Paul Richard about Rabindranath Tagore
It came about in a curious way. Rabindranath Tagore, the Indian poet who had been knighted by the British crown, came to Japan for a visit and was staying in Yokohama. He was accompanied by two Englishmen, a Mr. Pierson and Mr. Andrews, who had been missionaries and who were now teachers in his school at Shantiniketan. We had not met each other in India, but we had heard about each other, and in Yokohama we became friends. At that time he was preparing for a lecture tour in America, so I gave him the twelve articles to forward to my friend Hollenberg in Denmark, since there was no censorship of mail in America. But instead of sending the articles to Denmark, Tagore gave them to James Pond, his manager in New York. Pond liked the series, and told Tagore that he would publish them in book form if Tagore would write the introduction. Tagore kindly agreed, and the book was published under the title To The Nations.
All this took place without my knowledge, and I was quite surprised when Rabindranath came back to Tokyo and handed me a copy of the book. When Samuel Fleisher saw it, he was somewhat upset and angry with himself for being so hesitant, and then he went ahead with the whole series in his own newspaper as originally planned. If an American book publisher could risk it, so could he.
If I owe to Mira the stimulation for my books, it is Tagore whom I must thank for my epigrammatic style. Tagore was of course a master of this paradoxical form, and he called these thoughts “stray birds.” But in spite of the respect, affection, and gratitude that I felt towards him, I was often exasperated by his indifference to everything which did not gratify his need for beauty. The message of his sumptuous surroundings was “do not disturb the landscape,” but one day I could no longer bear it and I blew up. “How can you enjoy all this peaceful finery in a world at war and in agony?” I demanded. A week later, when he came to supper with us, I got my answer. “I have given a great deal of thought to what you told me and I concede the truth in it. But I cannot do otherwise; although I am not very old, I am very tired.” …

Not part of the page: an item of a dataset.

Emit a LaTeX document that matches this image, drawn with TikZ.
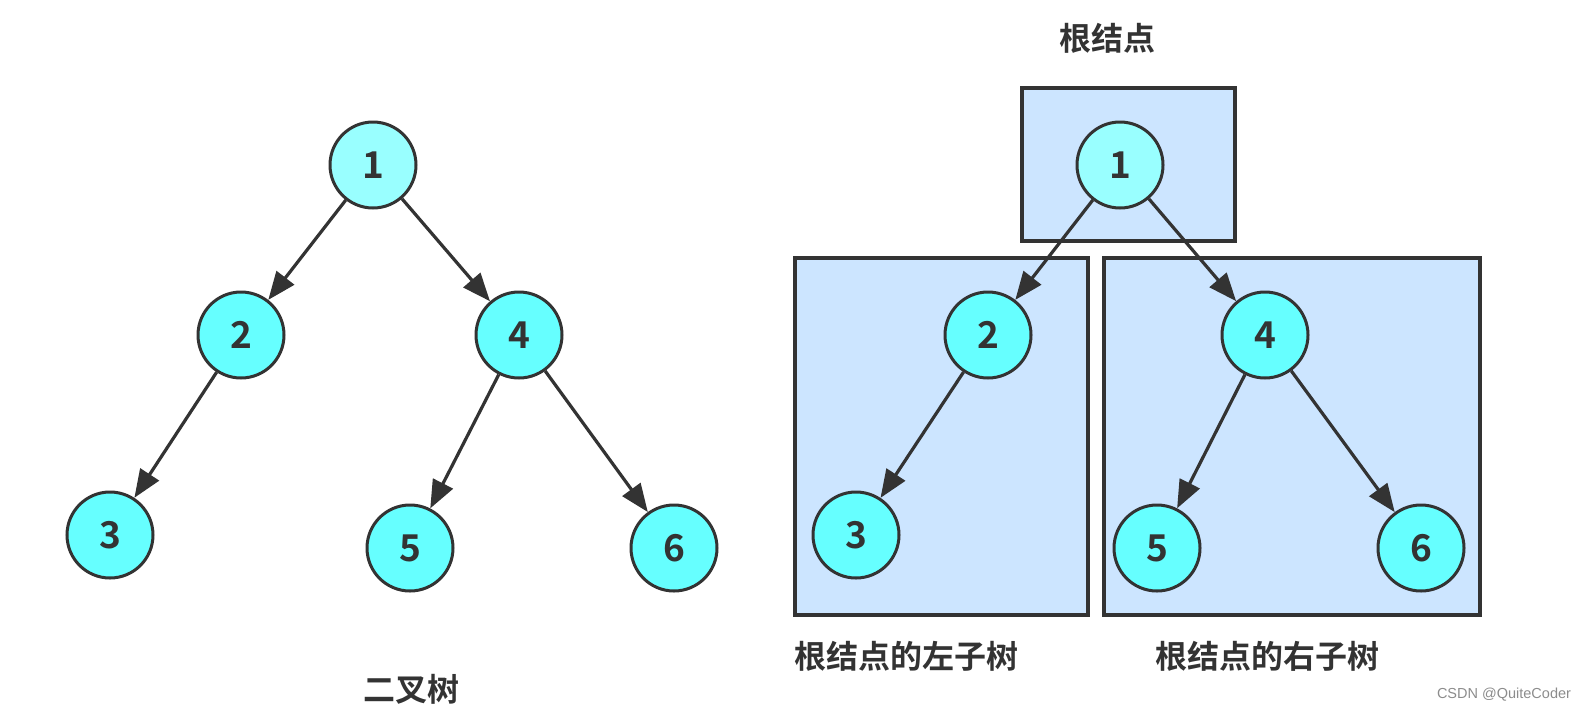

His [Tagore’s] candor took me by surprise and I felt somewhat guilty about lashing out at him, but some of his Indian colleagues were less charitable in their assessment. Sarodini Naju, for example, described the poet as a “professional beauty.” He was, in fact, one of those rarefied creatures whose entire lives have to be protected. When, as a young man, his family wanted to send him to England for his studies, he got no further than the port of embarkation. There the inconvenience of it all was simply too much for him, and he hastily returned home. He would never walk in the streets for fear of seeing some ugly sight, and he travelled in a private Pullman car in order to avoid having to sit with disagreeable people. On one occasion Mira and I shared his private coach to Nara, the ancient Japanese capital. Arriving there in the evening, we were surrounded by men bearing lanterns who seemed to be accompanying us from the station to the center of the city. Tagore was delighted, exclaiming: “How nice of them to have prepared such a welcome for me.” And we too might have been taken in, but for the fact that our young companion on the trip, an artist named Tetsuo Harasawa, whispered in my ear, “There was a famous Japanese comedian on the same train, and it is the custom to light the way for famous actors to the theatre.”
We then had dinner at the hotel and I was surprised to see Tagore order for himself a brochette of little birds. “How can you, a great poet, devour a plate of little birds?” I asked, but he made no attempt to explain.
There was indeed something “precious” about Tagore, in every sense of the term. He was not of this world, he was poetry in motion, and despite my disapproval he was to me an inspiration. “Gurudev,” the divine teacher, is what those closest to him called him. But to me he was Rupadeva, the god of forms around whom nature seemed to sing and dance. Great men must not be measured by their shortcomings, and Tagore’s greatness towered above his eccentricities.